The city engineer, however, says that deluges from Mother Nature over the past few years -- not the sewer work -- have left behind the soggy yards.
Drainage project
Hammar and Davis live on Burma near Coral Seas Drive, where the first and second phases of the sewer project meet in the Kirkmere drainage project. The third and final phase, to start this fall, extends the drainage project from Kirk Road to St. Christine Church on Canfield Road.
The two West Side residents say they want to warn other residents living where the project will be extended about what can happen.
"I just want my place to get back to normal," Hammar said.
Wet yards all over
Unusually heavy rains the past two years have left yards wet across the city, county and region, said Carmen Conglose Jr., city deputy director of public works.
Problems on Burma are related to the excessively wet weather, not the sewer project, he said.
"Many of these things can only be blamed on Mother Nature," he said. "It's been to an extent that we haven't seen for the last hundred years."
Severe sanitary sewer backups and storm water basement flooding that plagued the neighborhood for 15 or 20 years have been alleviated, he pointed out.
Hammar and Davis have a list of problems they say started after the sewer project.
Water pools
Foremost is the water that accumulates and sits for days after even a modest rain, they say. Davis shows recent pictures of water pooled in his front yard, obscuring his sidewalk. A few feet away sits the catch basin.
Rain rushes down a nearby hill and sits in his yard, dug up during the drainage project, instead of flowing into the sewer, he said.
"It has to flow through my front yard to get into the drain," Davis said.
Conglose said the sewer project has nothing to do with the sinking sidewalk, but the city soon will replace the walk anyway.
Ditches filled in
Water runs into Burma front yards because people have filled in the ditches that the subdivision was designed with to handle storm water, he said.

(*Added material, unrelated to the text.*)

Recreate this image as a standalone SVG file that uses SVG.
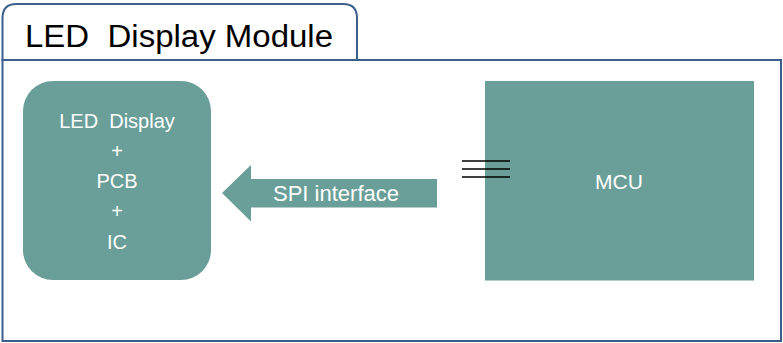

Hammar also is upset with the condition of the right of way running next to his house.
Hammar shows pictures of his back yard, a corner of the lot submerged under rainwater. The yard stays wet for days after the water recedes, he said. There are about 2 feet of soil on top of the sewer but not enough to soak up the rainwater, he said.
Ground cover over the sewer line is thin grass or weeds and there are rocks everywhere, indicating inadequate soil and seeding, he said. A drain sat covered with straw that washed away from a recent failed attempt to again seed the right of way.
Conglose said the excessive rain makes landscaping the property impossible and there is little more the city can do. He is confident the issues will dissipate once the weather returns to normal.